Not an inch of Reymore’s home goes unused: books are stacked floor-to-ceiling, art installations hang from doorways, and collector's items spill from boxes and file cabinets. The walls that don’t resemble the Library of Congress are still fully covered, with old posters and original art.
A signed Keith Haring poster promoting safe sex. Haring, who was Reymore’s friend at the time, gave this poster to a waitress while they were out to dinner in New York. The waitress, ignorant of Haring’s fame, threw the poster away. Reymore later recovered it from the dumpster.
“I don’t think I’m a pack rat,” says Reymore, sitting on an antique loveseat in his cozy living room. “Ninety percent of my stuff is just inventory. The rest is personal.”
That “inventory” is at the heart of Reymore's business, Modlit Books. For years, Reymore has worked at auction houses and online book markets. He knows what buyers want, and when he sees a valuable but underpriced book, he snatches it up.
One of Reymore's favorite pieces, Ed Ruscha’s “Every Building on the Sunset Strip." He once saw an identical copy on sale for $25,000.
Reymore’s passion for collecting started as a kid, when his dad got him into stamps. “I was a total nerd,” he says. “At age 13, I was already bidding at stamp auctions and exhibiting stamps at the county fair.”
An original Patty Hearst FBI "Wanted" poster. “They hung these in post offices when I was a kid. She used to be one of my role models."
The hobby quickly became a way of life. In his twenties, Reymore delved into the music scenes of San Diego and New York, holding on to posters, pins, flyers and other “punk shit” along the way. He developed a knack for thrifting, too. “It’s kinda in everything I do now," he says. “I know how to get things cheap.”
Band pins Reymore has collected over the years.
Twenty years ago, Reymore and his partner escaped to San Francisco from New York, where they resided in a crowded SRO that was quickly running out of room for Reymore’s stuff.
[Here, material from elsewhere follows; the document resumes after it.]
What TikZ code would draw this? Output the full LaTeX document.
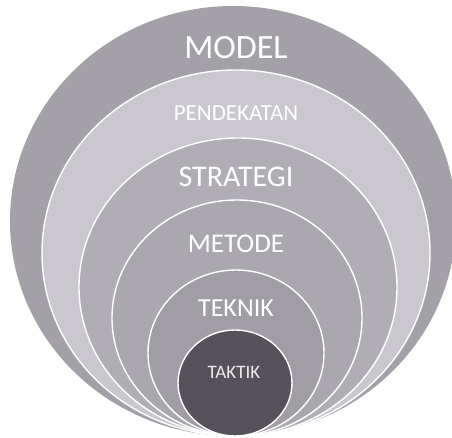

SF promised cheaper rent and enough space for Reymore to continue curating his life. In the years since, he's collected more unique items, some of which were displayed in a 2012 show at Tenderloin vintage boutique Vacation.
A signed copy of David Foster Wallace's Infinite Jest.
A signed copy of Yoko Ono’s Grapefruit. “I’ve sold a lot of books to Yoko, so I know her people.”
Now, the pair live among thousands of books— many of them autographed, and almost all of them first-edition. A large part of the collection is devoted to Reymore's favorite writer, Samuel Beckett; he's dedicated three rows of his crowded bookshelf to Beckett books that he will never sell. “I want original editions because I like the idea of the way it looked on the bookshelf when it first came out,” said Reymore. “It’s puritanical, and it’s just special.”